Brain stem cells age faster in multiple sclerosis patients
Brain stem cells in people with the most severe form of multiple sclerosis look much older than they really are, according to a study led by UConn Health and published in the Proceedings of the National Academy of Sciences (PNAS). The prematurely old cells act differently in the brain than normal ones, and could be the key to new treatments for the disease.
Multiple sclerosis (MS) disrupts the nerves' ability to transmit signals around the body. MS can make it hard to walk or hold a pen, for example. The problem is caused by inflamed and degenerating insulation around the nerves, called myelin. Just like a wire with frayed insulation, nerves with damaged myelin can short out or pick up stray signals. Fortunately, most people with MS have long periods of remission, when they recover and can walk and live as they did before developing the disease.
But eventually, most people with MS develop progressive disease, in which their symptoms get steadily worse. And some people actually start out with progressive disease, called primary progressive MS.
Currently, there is only one drug for progressive disease, and it slows the progression but does not halt it.
UConn Health neuroscientist Stephen Crocker wants to better understand progressive MS so that new treatments might be found. In the past, he and his colleagues had shown that the brain stem cells from people with primary progressive MS prevent oligodendrocytes, the cells that form myelin, from maturing. It's something the brain stem cells are doing and it was likely why people with primary progressive MS never have remissions—the insulation around their nerve cells never gets repaired.
Now, Crocker and his colleagues report that brain stem cells from primary progressive MS patients look prematurely old. Brain stem cells examined by neurologist Anna Williams at the University of Edinburgh, Valentina Fossati at the New York Stem Cell Foundation, and Crocker's lab all looked to be decades older than otherwise similar cells from healthy people of the same age, as judged by standard cell age markers.
And the team found that not only do the brain stem cells from primary progressive MS patients look older—they also act older. An analysis done by Paul Robson at the UConn—Jackson Laboratories for Genomic Medicine Single Cell Center showed that oligodendrocytes exposed to the patients' stem cells start expressing different genes. This may explain why the myelin is compromised.
Intriguingly, the research group figured out that many of the genes activated in the oligodendrocytes were being prodded by a specific protein, a protein that the MS patients' stem cells were producing at high levels. Crocker's lab demonstrated that when they blocked this protein, HMGB1, the oligodendrocytes then developed normally.
"This protein actively blocks the ability of oligodendrocytes to mature. We did not know that before. It had been found in lesions, and it has been associated with inflammation, but it was thought to be just exciting the immune system. Now we can see if we block that protein, we dramatically improve the oligodendrocyte's growth," Crocker says.

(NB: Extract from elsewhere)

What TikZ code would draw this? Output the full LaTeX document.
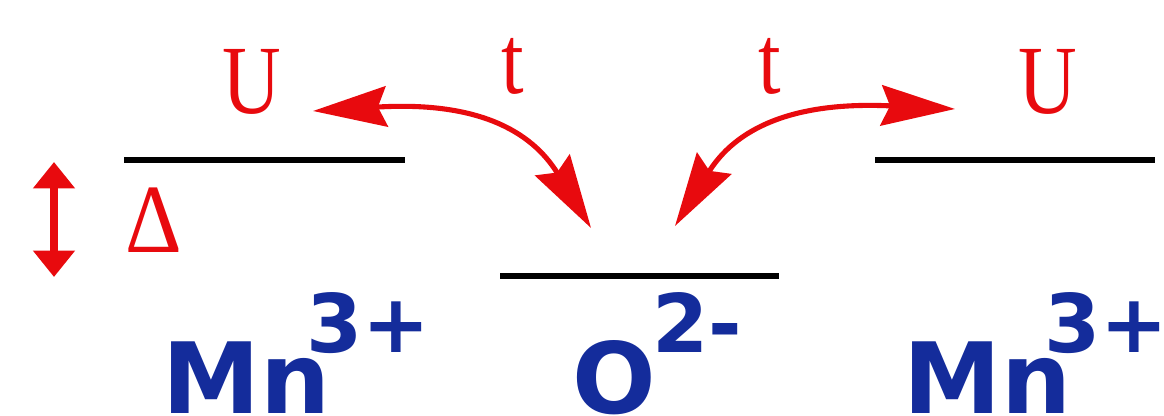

"Primary progressive MS is a devastating disease for which we are still missing effective treatments, and regenerating myelin is a major need that current therapeutics have not met," said Dr. Fossati. "We are excited that the study of human stem cells in a dish led to the discovery of a new disease mechanism that could be targeted in much-needed therapeutics for progressive MS patients."
"We believe that understanding the differences between brain stem cells from people with MS and those from healthy people will hold vital clues to developing much-needed treatments," Williams says.
Crocker's lab also found that treating the brain stem cells with rapamycin helped the cells develop normally. Rapamycin is a drug that can be used to suppress the immune system. Rapamycin had already been tested in relapsing-remitting MS patients and found not to help. But it might help patients with the progressive form of the disease.
"Recent studies have shown that drugs designed to target aging processes such as senescence may slow the onset and progression of many different chronic diseases, including cancer, atherosclerosis, stroke and Alzheimer's disease, for which aging is a major risk factor. This work could have a great impact on the clinical treatment of MS since it opens up an entirely new direction to explore as a possible approach to slowing the progression of the disease," says George Kuchel, director of UConn Health's Center on Aging.
The next step will be to look at brain stem cells from people with the relapsing-remitting form of MS to see if, and when, these changes associated with aging begin. And to see if they can be avoided, slowed, or reversed.
"Brain regenerative therapies are already in clinical trials," Crocker says, and could potentially be tuned to help regrow the myelin in MS patients' nervous systems. "We know MS is not a disease of the aged, but it may be a disease of aging. Knowing this, we now want to know how this process can be targeted to enhance myelin repair in patients."